# Source records start

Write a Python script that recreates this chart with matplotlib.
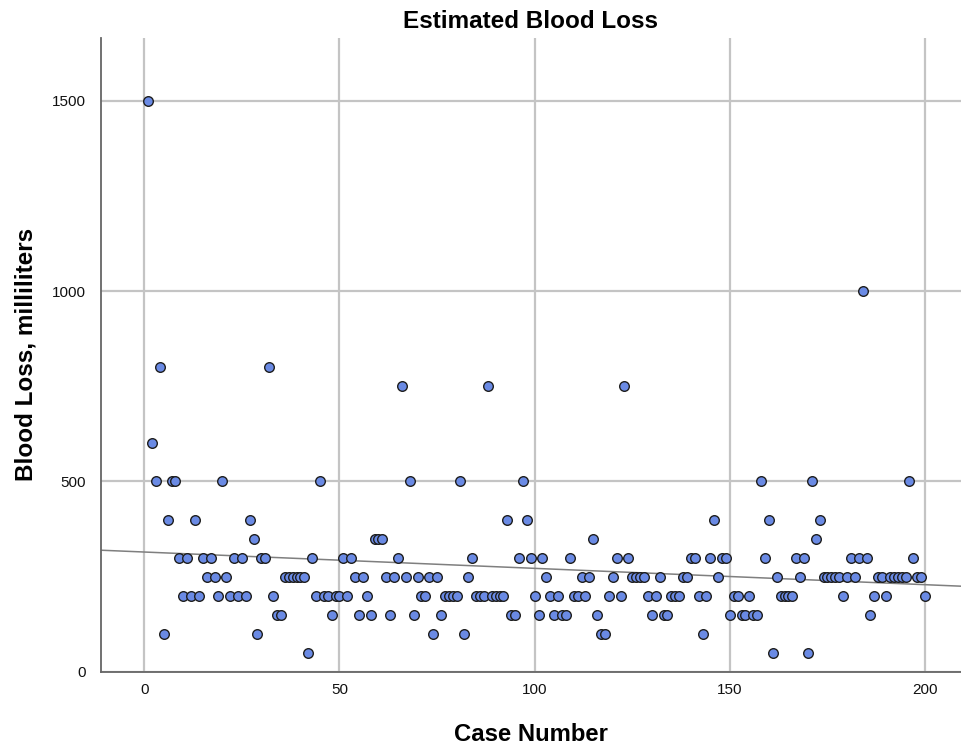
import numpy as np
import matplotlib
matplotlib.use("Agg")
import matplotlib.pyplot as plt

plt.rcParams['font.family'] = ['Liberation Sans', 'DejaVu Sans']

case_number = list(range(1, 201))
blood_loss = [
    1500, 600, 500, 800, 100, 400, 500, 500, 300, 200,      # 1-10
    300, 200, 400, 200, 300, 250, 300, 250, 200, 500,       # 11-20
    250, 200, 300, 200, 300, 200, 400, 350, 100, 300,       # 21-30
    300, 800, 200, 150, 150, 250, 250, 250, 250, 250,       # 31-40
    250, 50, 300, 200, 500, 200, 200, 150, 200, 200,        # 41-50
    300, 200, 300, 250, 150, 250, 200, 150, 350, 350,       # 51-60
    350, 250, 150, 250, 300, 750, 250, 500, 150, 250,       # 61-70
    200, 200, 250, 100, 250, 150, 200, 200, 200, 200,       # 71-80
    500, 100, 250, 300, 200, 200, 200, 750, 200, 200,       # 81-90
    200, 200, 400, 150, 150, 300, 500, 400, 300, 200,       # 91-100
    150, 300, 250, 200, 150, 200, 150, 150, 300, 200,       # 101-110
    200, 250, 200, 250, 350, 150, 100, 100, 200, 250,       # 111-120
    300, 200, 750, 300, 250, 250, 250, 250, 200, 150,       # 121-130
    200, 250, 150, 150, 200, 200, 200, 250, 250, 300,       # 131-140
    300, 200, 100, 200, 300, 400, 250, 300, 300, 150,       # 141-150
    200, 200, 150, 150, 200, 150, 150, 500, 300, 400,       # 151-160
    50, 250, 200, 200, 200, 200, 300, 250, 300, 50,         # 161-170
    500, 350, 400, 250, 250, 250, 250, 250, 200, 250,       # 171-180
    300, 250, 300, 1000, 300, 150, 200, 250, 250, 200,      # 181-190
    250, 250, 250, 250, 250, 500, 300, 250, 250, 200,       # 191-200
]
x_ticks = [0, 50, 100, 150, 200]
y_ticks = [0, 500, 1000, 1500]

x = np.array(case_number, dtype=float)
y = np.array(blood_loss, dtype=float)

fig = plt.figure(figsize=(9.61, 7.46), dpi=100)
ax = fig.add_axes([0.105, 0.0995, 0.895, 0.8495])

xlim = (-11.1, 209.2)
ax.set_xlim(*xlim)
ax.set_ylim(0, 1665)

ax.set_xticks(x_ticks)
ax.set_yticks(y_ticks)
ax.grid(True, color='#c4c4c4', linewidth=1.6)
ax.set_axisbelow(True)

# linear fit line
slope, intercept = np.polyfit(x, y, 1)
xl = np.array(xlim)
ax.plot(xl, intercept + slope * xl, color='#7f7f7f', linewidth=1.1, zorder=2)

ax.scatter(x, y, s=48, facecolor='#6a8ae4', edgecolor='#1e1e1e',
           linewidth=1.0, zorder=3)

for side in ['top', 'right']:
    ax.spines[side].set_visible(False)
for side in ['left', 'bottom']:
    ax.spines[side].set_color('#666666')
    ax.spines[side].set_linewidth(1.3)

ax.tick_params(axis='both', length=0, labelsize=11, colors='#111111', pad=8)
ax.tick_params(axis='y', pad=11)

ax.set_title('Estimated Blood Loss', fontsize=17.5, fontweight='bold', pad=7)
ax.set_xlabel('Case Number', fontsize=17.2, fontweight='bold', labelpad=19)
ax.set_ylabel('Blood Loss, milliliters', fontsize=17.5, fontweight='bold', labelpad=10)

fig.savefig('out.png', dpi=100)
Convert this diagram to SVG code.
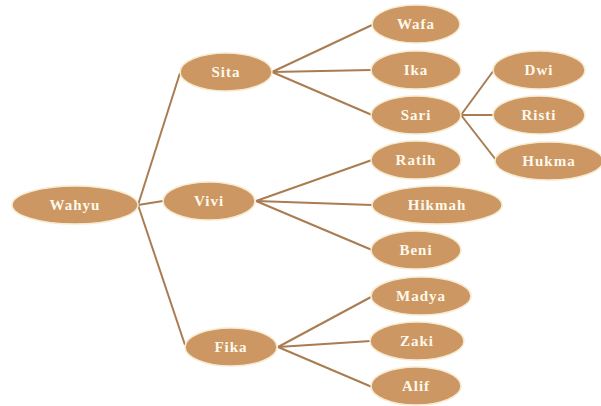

# Source records end
# Source records start

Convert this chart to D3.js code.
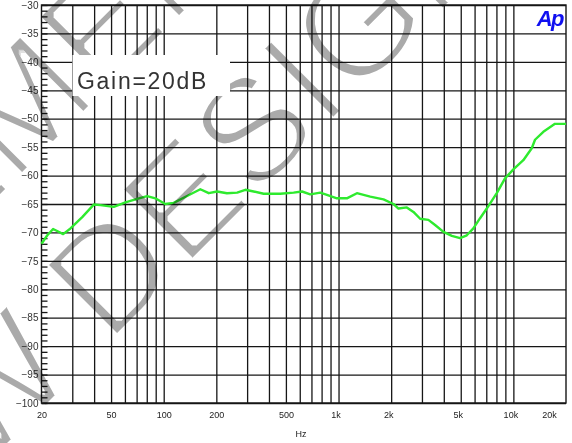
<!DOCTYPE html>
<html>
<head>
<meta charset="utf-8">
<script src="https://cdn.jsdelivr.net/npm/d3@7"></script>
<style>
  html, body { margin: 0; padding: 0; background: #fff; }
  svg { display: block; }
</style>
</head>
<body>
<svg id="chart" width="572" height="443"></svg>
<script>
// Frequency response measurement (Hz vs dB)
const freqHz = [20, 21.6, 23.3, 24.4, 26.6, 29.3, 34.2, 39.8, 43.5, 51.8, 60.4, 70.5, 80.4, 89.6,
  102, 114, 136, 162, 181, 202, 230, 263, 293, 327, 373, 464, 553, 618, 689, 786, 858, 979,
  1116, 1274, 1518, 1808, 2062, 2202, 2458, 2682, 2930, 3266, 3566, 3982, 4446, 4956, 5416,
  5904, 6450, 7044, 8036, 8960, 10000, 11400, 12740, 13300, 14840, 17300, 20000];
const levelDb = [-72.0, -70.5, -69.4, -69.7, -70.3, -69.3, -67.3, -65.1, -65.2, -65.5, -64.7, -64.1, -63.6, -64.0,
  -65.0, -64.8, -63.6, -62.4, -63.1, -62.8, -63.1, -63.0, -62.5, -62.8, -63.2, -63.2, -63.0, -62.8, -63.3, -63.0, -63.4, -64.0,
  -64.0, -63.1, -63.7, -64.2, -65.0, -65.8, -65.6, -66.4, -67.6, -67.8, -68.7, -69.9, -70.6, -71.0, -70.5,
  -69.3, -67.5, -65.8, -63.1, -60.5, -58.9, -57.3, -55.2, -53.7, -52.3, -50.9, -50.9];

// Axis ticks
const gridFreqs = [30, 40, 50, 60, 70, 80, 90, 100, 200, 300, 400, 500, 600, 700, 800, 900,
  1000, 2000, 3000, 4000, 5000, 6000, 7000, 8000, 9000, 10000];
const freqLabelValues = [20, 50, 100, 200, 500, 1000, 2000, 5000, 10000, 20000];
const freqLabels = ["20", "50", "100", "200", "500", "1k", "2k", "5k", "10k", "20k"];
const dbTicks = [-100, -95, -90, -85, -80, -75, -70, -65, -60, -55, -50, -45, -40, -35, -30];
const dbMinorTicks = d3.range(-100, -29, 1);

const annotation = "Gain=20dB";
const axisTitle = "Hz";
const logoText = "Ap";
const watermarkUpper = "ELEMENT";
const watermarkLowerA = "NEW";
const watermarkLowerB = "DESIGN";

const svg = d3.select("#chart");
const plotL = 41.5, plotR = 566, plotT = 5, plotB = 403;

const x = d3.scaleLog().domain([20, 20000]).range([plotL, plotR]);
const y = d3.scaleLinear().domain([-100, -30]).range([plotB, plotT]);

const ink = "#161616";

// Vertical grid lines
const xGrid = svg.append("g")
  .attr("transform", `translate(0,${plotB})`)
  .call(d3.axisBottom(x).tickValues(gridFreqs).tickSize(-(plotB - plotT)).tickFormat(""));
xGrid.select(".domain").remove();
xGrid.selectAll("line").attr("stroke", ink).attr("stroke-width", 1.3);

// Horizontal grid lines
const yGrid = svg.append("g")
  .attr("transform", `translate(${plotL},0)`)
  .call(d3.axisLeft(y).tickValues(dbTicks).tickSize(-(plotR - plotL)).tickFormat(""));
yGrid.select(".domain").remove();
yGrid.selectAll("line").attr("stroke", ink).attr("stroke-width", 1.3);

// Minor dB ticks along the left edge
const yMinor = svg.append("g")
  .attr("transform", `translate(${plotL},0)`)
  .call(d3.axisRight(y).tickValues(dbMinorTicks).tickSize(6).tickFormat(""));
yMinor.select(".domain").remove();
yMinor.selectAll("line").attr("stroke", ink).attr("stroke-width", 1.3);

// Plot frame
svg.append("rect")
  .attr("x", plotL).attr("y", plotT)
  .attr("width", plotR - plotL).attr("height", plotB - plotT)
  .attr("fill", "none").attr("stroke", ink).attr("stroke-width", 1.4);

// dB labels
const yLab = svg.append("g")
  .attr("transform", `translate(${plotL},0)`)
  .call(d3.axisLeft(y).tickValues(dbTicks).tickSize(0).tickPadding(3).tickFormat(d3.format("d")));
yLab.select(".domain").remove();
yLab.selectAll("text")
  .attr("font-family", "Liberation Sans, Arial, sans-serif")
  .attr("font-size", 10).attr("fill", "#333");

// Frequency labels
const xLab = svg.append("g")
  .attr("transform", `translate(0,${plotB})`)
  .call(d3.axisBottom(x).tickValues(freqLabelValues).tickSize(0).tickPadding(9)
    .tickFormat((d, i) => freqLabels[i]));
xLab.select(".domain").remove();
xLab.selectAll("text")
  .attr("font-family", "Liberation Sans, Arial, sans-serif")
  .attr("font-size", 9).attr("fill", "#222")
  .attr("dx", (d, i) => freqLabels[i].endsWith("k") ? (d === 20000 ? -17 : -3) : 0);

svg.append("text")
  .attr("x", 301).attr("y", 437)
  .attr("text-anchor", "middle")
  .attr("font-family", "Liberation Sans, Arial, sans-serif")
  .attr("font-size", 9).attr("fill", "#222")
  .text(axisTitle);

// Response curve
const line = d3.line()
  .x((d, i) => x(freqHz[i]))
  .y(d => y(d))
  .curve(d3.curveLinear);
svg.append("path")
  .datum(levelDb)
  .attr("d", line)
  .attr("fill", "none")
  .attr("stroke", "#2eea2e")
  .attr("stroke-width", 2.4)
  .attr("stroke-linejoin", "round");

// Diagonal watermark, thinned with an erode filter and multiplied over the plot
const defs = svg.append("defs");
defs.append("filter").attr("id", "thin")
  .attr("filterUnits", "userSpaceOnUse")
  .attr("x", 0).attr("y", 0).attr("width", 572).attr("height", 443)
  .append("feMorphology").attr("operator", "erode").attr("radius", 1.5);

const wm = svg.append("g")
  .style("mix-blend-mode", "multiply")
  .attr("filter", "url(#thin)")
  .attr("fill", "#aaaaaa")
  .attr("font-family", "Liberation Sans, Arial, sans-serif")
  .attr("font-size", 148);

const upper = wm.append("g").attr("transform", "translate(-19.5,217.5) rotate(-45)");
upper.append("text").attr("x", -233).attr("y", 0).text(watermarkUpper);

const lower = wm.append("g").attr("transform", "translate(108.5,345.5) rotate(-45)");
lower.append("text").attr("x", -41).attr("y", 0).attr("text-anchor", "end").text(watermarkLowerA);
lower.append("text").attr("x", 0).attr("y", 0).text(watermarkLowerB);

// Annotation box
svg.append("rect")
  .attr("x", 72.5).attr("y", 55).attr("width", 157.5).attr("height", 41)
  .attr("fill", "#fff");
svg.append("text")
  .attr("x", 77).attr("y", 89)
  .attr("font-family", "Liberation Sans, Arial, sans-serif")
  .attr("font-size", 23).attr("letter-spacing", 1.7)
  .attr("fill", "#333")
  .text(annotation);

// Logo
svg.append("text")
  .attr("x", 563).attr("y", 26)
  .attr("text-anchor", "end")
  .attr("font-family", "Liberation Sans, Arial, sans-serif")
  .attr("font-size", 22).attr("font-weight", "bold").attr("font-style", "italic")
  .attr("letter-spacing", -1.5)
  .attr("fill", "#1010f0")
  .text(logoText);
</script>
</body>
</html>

# Source records end

To be done
Output exactly the lines above, from the line with "Convert this chart to D3.js code." to the line with "const dbMinorTicks = d3.range(-100, -29, 1);", both included; skip the pictures.

Finished task
Convert this chart to D3.js code.
<!DOCTYPE html>
<html>
<head>
<meta charset="utf-8">
<script src="https://cdn.jsdelivr.net/npm/d3@7"></script>
<style>
  html, body { margin: 0; padding: 0; background: #fff; }
  svg { display: block; }
</style>
</head>
<body>
<svg id="chart" width="572" height="443"></svg>
<script>
// Frequency response measurement (Hz vs dB)
const freqHz = [20, 21.6, 23.3, 24.4, 26.6, 29.3, 34.2, 39.8, 43.5, 51.8, 60.4, 70.5, 80.4, 89.6,
  102, 114, 136, 162, 181, 202, 230, 263, 293, 327, 373, 464, 553, 618, 689, 786, 858, 979,
  1116, 1274, 1518, 1808, 2062, 2202, 2458, 2682, 2930, 3266, 3566, 3982, 4446, 4956, 5416,
  5904, 6450, 7044, 8036, 8960, 10000, 11400, 12740, 13300, 14840, 17300, 20000];
const levelDb = [-72.0, -70.5, -69.4, -69.7, -70.3, -69.3, -67.3, -65.1, -65.2, -65.5, -64.7, -64.1, -63.6, -64.0,
  -65.0, -64.8, -63.6, -62.4, -63.1, -62.8, -63.1, -63.0, -62.5, -62.8, -63.2, -63.2, -63.0, -62.8, -63.3, -63.0, -63.4, -64.0,
  -64.0, -63.1, -63.7, -64.2, -65.0, -65.8, -65.6, -66.4, -67.6, -67.8, -68.7, -69.9, -70.6, -71.0, -70.5,
  -69.3, -67.5, -65.8, -63.1, -60.5, -58.9, -57.3, -55.2, -53.7, -52.3, -50.9, -50.9];

// Axis ticks
const gridFreqs = [30, 40, 50, 60, 70, 80, 90, 100, 200, 300, 400, 500, 600, 700, 800, 900,
  1000, 2000, 3000, 4000, 5000, 6000, 7000, 8000, 9000, 10000];
const freqLabelValues = [20, 50, 100, 200, 500, 1000, 2000, 5000, 10000, 20000];
const freqLabels = ["20", "50", "100", "200", "500", "1k", "2k", "5k", "10k", "20k"];
const dbTicks = [-100, -95, -90, -85, -80, -75, -70, -65, -60, -55, -50, -45, -40, -35, -30];
const dbMinorTicks = d3.range(-100, -29, 1);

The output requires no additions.